───── Source data

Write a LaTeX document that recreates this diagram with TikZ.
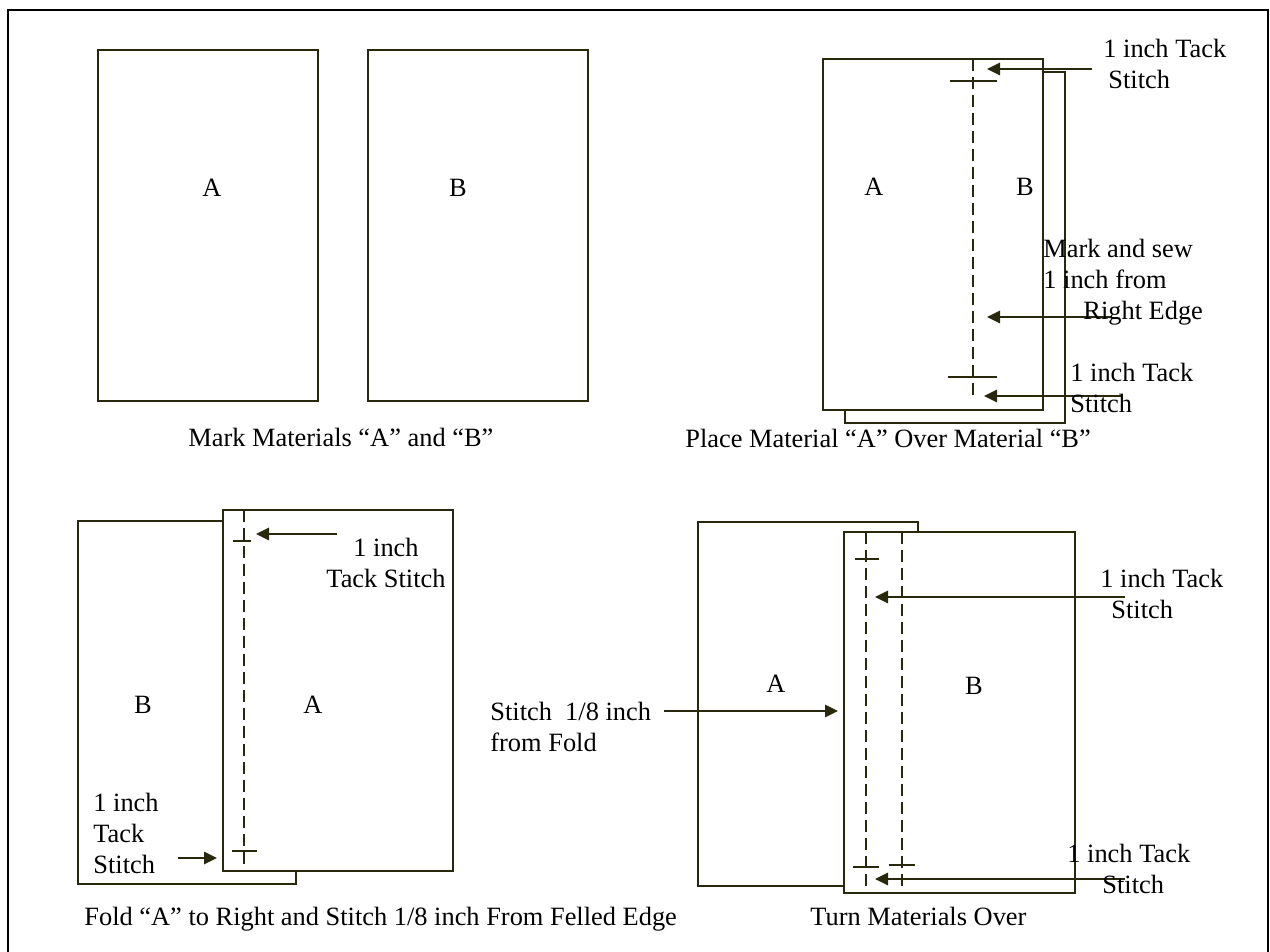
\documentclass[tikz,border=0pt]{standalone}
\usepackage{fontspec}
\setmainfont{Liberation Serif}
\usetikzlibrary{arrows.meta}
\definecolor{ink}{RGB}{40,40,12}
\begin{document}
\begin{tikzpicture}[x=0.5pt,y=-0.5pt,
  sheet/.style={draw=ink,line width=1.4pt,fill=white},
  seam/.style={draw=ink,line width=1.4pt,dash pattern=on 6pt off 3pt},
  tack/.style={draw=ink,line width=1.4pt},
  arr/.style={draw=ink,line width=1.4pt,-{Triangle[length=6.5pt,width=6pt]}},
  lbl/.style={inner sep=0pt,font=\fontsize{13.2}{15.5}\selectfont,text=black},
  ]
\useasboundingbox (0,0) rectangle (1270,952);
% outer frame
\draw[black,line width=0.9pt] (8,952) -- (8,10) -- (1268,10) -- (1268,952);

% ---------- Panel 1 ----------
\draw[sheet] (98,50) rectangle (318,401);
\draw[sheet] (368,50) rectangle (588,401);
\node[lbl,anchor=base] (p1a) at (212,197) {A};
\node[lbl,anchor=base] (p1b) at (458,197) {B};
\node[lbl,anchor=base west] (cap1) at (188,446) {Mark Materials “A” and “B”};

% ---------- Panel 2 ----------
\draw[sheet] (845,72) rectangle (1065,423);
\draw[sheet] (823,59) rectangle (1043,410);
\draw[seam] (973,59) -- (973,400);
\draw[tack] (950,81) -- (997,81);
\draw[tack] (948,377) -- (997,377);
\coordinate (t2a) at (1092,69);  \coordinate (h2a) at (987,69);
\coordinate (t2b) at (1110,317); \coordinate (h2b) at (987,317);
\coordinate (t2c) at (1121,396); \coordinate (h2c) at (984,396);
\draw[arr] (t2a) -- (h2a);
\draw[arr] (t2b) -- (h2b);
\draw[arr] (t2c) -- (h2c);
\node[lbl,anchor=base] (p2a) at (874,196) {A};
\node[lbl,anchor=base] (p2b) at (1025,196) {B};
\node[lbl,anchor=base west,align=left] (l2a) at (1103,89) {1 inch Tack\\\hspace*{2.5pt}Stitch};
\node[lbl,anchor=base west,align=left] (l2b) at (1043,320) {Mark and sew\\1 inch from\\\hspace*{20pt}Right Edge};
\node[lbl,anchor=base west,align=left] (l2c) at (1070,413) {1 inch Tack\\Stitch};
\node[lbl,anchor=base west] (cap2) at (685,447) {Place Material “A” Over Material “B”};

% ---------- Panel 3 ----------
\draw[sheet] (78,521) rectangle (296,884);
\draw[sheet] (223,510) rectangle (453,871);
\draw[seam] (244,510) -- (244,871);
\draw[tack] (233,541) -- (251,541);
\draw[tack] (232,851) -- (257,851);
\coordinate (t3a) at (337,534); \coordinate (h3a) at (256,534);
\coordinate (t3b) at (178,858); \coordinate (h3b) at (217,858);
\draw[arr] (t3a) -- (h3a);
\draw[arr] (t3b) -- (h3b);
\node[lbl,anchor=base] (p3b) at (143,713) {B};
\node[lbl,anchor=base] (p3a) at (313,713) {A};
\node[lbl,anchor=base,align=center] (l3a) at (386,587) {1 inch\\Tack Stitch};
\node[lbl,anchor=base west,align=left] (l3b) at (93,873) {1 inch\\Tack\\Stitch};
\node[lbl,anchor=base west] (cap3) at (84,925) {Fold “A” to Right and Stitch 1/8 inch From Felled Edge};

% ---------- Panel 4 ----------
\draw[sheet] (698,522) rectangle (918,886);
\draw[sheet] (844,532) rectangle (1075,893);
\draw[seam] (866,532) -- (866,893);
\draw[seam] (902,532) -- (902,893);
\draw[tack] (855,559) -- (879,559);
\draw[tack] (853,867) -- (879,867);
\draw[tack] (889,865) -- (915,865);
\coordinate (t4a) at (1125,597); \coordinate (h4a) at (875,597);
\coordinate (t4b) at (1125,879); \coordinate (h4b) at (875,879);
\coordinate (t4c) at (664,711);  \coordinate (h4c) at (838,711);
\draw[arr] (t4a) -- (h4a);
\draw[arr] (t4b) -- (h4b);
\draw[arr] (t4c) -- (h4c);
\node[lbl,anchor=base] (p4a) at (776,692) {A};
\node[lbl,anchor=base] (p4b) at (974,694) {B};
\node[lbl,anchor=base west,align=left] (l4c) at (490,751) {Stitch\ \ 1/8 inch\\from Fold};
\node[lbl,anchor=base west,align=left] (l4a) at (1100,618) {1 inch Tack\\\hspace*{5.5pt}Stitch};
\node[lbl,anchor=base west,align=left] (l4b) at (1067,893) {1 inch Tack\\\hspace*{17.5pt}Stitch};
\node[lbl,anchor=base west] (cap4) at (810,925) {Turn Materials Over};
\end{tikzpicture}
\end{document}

──────────

* Exercise aim *
Transcribe all the data word for word; the images stay out.

* Finished exercise *
Write a LaTeX document that recreates this diagram with TikZ.
\documentclass[tikz,border=0pt]{standalone}
\usepackage{fontspec}
\setmainfont{Liberation Serif}
\usetikzlibrary{arrows.meta}
\definecolor{ink}{RGB}{40,40,12}
\begin{document}
\begin{tikzpicture}[x=0.5pt,y=-0.5pt,
  sheet/.style={draw=ink,line width=1.4pt,fill=white},
  seam/.style={draw=ink,line width=1.4pt,dash pattern=on 6pt off 3pt},
  tack/.style={draw=ink,line width=1.4pt},
  arr/.style={draw=ink,line width=1.4pt,-{Triangle[length=6.5pt,width=6pt]}},
  lbl/.style={inner sep=0pt,font=\fontsize{13.2}{15.5}\selectfont,text=black},
  ]
\useasboundingbox (0,0) rectangle (1270,952);
% outer frame
\draw[black,line width=0.9pt] (8,952) -- (8,10) -- (1268,10) -- (1268,952);

% ---------- Panel 1 ----------
\draw[sheet] (98,50) rectangle (318,401);
\draw[sheet] (368,50) rectangle (588,401);
\node[lbl,anchor=base] (p1a) at (212,197) {A};
\node[lbl,anchor=base] (p1b) at (458,197) {B};
\node[lbl,anchor=base west] (cap1) at (188,446) {Mark Materials “A” and “B”};

% ---------- Panel 2 ----------
\draw[sheet] (845,72) rectangle (1065,423);
\draw[sheet] (823,59) rectangle (1043,410);
\draw[seam] (973,59) -- (973,400);
\draw[tack] (950,81) -- (997,81);
\draw[tack] (948,377) -- (997,377);
\coordinate (t2a) at (1092,69);  \coordinate (h2a) at (987,69);
\coordinate (t2b) at (1110,317); \coordinate (h2b) at (987,317);
\coordinate (t2c) at (1121,396); \coordinate (h2c) at (984,396);
\draw[arr] (t2a) -- (h2a);
\draw[arr] (t2b) -- (h2b);
\draw[arr] (t2c) -- (h2c);
\node[lbl,anchor=base] (p2a) at (874,196) {A};
\node[lbl,anchor=base] (p2b) at (1025,196) {B};
\node[lbl,anchor=base west,align=left] (l2a) at (1103,89) {1 inch Tack\\\hspace*{2.5pt}Stitch};
\node[lbl,anchor=base west,align=left] (l2b) at (1043,320) {Mark and sew\\1 inch from\\\hspace*{20pt}Right Edge};
\node[lbl,anchor=base west,align=left] (l2c) at (1070,413) {1 inch Tack\\Stitch};
\node[lbl,anchor=base west] (cap2) at (685,447) {Place Material “A” Over Material “B”};

% ---------- Panel 3 ----------
\draw[sheet] (78,521) rectangle (296,884);
\draw[sheet] (223,510) rectangle (453,871);
\draw[seam] (244,510) -- (244,871);
\draw[tack] (233,541) -- (251,541);
\draw[tack] (232,851) -- (257,851);
\coordinate (t3a) at (337,534); \coordinate (h3a) at (256,534);
\coordinate (t3b) at (178,858); \coordinate (h3b) at (217,858);
\draw[arr] (t3a) -- (h3a);
\draw[arr] (t3b) -- (h3b);
\node[lbl,anchor=base] (p3b) at (143,713) {B};
\node[lbl,anchor=base] (p3a) at (313,713) {A};
\node[lbl,anchor=base,align=center] (l3a) at (386,587) {1 inch\\Tack Stitch};
\node[lbl,anchor=base west,align=left] (l3b) at (93,873) {1 inch\\Tack\\Stitch};
\node[lbl,anchor=base west] (cap3) at (84,925) {Fold “A” to Right and Stitch 1/8 inch From Felled Edge};

% ---------- Panel 4 ----------
\draw[sheet] (698,522) rectangle (918,886);
\draw[sheet] (844,532) rectangle (1075,893);
\draw[seam] (866,532) -- (866,893);
\draw[seam] (902,532) -- (902,893);
\draw[tack] (855,559) -- (879,559);
\draw[tack] (853,867) -- (879,867);
\draw[tack] (889,865) -- (915,865);
\coordinate (t4a) at (1125,597); \coordinate (h4a) at (875,597);
\coordinate (t4b) at (1125,879); \coordinate (h4b) at (875,879);
\coordinate (t4c) at (664,711);  \coordinate (h4c) at (838,711);
\draw[arr] (t4a) -- (h4a);
\draw[arr] (t4b) -- (h4b);
\draw[arr] (t4c) -- (h4c);
\node[lbl,anchor=base] (p4a) at (776,692) {A};
\node[lbl,anchor=base] (p4b) at (974,694) {B};
\node[lbl,anchor=base west,align=left] (l4c) at (490,751) {Stitch\ \ 1/8 inch\\from Fold};
\node[lbl,anchor=base west,align=left] (l4a) at (1100,618) {1 inch Tack\\\hspace*{5.5pt}Stitch};
\node[lbl,anchor=base west,align=left] (l4b) at (1067,893) {1 inch Tack\\\hspace*{17.5pt}Stitch};
\node[lbl,anchor=base west] (cap4) at (810,925) {Turn Materials Over};
\end{tikzpicture}
\end{document}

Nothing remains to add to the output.